Much more important is the long-term abolition of tariffs in the EU, both anti-dumping and protective. As a result of these measures, Ukraine lost nearly 1 million tons of steel production and exports. Tariffs abolishing in the EU should help Ukraine as it suffers from a limited geography of exports. In fact, the only way to export from Ukraine now is by rail to the EU. However, the European Commission wants to release Ukrainian products from customs tariffs for only one year.
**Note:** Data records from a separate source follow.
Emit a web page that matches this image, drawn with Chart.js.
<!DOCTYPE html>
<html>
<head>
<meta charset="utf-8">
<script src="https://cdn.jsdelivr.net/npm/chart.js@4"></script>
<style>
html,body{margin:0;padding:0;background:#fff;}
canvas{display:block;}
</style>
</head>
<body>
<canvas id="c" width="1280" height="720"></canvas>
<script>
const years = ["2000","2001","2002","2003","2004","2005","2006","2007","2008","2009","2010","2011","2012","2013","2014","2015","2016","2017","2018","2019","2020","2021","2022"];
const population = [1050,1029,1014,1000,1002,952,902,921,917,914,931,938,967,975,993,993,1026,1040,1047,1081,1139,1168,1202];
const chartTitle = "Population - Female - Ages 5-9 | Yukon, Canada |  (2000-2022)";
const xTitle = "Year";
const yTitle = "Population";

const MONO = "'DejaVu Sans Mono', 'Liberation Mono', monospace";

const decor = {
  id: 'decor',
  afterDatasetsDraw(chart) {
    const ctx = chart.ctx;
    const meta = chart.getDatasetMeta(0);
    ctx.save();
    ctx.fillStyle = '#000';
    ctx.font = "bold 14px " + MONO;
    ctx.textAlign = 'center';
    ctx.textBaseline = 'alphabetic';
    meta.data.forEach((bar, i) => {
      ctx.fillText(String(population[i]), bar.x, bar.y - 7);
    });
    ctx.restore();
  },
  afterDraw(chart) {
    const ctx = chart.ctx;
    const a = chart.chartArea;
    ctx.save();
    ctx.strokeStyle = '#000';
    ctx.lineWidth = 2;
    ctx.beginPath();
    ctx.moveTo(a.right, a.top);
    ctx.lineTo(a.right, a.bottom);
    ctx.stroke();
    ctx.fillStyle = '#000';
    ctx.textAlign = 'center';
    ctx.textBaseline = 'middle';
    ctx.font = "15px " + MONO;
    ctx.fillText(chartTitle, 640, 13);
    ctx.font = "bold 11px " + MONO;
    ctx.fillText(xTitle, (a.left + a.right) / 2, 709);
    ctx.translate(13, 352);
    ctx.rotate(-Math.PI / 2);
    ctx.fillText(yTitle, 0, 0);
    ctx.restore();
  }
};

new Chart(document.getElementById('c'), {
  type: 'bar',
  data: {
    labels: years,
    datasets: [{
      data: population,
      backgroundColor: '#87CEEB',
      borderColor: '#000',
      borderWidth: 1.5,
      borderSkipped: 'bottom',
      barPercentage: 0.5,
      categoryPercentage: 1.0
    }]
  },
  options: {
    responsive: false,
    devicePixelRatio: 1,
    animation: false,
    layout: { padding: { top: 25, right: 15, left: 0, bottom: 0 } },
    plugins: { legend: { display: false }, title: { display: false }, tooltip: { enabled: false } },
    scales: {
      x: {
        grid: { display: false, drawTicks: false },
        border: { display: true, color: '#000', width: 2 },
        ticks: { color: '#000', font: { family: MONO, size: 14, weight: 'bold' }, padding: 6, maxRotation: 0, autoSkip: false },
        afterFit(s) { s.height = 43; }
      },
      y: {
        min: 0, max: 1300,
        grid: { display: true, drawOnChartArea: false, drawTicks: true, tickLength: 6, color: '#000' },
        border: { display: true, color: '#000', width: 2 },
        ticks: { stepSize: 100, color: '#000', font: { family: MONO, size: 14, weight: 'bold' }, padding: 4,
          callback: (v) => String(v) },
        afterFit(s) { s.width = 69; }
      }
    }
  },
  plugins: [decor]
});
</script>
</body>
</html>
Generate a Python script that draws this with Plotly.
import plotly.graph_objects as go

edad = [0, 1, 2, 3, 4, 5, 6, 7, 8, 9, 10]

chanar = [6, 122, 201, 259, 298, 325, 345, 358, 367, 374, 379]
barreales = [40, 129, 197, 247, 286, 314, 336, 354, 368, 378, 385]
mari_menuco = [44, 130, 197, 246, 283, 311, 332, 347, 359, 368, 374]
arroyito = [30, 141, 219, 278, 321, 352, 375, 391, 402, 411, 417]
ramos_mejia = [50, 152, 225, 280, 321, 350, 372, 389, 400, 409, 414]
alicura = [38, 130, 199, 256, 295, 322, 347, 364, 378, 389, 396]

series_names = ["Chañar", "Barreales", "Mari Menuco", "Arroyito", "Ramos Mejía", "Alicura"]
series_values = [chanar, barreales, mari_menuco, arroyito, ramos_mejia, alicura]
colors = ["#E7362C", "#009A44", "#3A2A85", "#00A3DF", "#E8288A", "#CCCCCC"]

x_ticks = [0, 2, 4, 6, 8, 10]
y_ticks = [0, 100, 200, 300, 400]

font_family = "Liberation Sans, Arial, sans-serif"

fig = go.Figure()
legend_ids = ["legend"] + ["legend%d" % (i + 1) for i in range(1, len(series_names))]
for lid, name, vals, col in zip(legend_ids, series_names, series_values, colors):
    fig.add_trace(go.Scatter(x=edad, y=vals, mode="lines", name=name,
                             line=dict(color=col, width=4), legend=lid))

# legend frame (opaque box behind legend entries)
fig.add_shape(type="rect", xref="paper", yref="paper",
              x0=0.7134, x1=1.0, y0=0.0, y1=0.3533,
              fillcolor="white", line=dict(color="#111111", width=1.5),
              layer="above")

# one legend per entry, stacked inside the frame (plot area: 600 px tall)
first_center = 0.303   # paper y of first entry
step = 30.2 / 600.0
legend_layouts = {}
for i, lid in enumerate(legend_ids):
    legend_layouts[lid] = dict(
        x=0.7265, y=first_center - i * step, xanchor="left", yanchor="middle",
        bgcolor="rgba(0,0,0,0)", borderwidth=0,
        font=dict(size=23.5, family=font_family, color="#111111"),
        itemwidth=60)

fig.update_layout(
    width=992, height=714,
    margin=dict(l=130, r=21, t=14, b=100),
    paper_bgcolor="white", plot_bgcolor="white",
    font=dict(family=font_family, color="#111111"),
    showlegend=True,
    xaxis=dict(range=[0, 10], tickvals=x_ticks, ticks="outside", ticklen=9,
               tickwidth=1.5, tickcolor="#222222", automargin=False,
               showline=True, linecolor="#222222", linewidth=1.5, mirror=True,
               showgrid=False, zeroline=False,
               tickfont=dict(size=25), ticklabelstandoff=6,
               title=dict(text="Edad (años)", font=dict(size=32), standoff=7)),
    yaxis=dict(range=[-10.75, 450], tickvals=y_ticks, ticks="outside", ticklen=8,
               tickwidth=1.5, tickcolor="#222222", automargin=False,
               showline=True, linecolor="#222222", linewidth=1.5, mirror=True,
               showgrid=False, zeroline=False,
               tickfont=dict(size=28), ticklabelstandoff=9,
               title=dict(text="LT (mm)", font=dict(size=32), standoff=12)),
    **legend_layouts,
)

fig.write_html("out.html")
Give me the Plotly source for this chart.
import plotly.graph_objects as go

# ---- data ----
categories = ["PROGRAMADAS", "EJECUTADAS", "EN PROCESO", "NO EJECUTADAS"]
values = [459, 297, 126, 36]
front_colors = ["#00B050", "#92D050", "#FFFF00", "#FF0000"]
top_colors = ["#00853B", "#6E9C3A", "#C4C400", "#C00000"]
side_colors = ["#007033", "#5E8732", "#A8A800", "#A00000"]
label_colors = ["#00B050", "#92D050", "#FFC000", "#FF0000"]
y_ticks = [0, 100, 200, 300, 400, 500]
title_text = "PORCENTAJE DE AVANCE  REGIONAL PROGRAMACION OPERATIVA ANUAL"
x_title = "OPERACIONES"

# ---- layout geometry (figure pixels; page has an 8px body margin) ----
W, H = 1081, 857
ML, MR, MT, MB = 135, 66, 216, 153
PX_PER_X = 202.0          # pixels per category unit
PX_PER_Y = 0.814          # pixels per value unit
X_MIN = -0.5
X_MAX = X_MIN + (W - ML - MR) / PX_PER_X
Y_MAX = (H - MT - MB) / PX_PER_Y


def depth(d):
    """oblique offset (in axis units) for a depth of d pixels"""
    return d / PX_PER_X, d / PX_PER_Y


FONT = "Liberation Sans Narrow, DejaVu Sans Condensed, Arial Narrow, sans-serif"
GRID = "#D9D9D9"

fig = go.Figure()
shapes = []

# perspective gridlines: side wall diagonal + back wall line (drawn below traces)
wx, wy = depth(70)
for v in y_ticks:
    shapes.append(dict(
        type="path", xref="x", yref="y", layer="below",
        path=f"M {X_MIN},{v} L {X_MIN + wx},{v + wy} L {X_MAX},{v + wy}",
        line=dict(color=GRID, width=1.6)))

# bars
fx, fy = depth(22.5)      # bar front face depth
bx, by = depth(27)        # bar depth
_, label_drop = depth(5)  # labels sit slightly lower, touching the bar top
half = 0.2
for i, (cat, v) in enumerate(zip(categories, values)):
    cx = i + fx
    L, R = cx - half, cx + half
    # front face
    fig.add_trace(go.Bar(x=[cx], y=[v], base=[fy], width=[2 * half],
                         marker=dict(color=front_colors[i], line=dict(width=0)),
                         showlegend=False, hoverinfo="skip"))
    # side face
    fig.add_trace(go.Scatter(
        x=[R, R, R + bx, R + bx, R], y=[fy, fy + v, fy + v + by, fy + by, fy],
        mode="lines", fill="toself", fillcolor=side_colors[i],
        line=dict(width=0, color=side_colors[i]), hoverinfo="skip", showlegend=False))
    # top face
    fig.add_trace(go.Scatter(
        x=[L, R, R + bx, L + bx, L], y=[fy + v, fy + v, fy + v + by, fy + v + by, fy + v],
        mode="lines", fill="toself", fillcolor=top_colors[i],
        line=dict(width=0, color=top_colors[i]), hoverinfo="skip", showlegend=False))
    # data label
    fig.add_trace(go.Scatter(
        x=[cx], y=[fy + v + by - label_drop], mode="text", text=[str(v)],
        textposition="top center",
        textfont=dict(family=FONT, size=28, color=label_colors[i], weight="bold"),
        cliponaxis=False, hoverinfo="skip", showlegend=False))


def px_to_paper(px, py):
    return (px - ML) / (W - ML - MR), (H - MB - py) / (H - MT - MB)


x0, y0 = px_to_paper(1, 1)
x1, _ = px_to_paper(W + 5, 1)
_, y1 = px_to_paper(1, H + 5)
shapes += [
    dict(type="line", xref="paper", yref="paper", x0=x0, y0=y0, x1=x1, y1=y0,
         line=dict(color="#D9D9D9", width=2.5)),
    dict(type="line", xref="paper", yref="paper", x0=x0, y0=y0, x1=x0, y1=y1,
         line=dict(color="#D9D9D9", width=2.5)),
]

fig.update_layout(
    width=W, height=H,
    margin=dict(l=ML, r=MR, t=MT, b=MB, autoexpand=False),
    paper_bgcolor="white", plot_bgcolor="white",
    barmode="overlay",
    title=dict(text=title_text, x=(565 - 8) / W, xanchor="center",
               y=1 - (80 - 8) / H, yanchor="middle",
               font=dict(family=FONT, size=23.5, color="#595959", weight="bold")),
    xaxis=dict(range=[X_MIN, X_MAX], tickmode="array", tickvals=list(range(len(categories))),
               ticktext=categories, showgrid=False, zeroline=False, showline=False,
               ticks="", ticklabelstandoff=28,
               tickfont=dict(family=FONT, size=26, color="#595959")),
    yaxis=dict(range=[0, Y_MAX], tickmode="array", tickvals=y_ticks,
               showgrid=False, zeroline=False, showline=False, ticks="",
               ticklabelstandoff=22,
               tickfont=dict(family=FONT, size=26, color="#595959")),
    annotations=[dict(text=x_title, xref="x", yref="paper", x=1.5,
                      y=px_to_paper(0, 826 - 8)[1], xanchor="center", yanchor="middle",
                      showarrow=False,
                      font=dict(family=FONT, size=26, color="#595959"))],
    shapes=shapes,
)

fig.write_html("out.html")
Ukraine does not need a temporary solution during the war, when logistics flows disrupted. Ukraine needs a long-term abolition of import quotas and tariffs for a rather long period of post-war recovery. It is also very important to make a special regime for the country during the implementation of the EU’s Carbon Border Adjustment Mechanism (CBAM), as Ukraine’s investment opportunities have been severely undermined by the war.

In addition, it is necessary to demand the exclusion of Ukraine from the section 232 in the United States. As a result of bilateral trade agreements, about 90% of total US steel imports have already been exempted from this measure. And President Joe Biden’s administration is considering a temporary suspension of tariffs on steel imports from Ukraine, although under the current conditions it is more of a symbolic action.

Indeed, partners have already taken the first steps towards trade liberalization with Ukraine. But much remains to be done. It is important not to make an immediate decision, but to systematically change the EU’s policy on trade with Ukraine. This will be useful for the partners too as it will allow to solve the issue of shortage of supplies after the Russian products import refusal.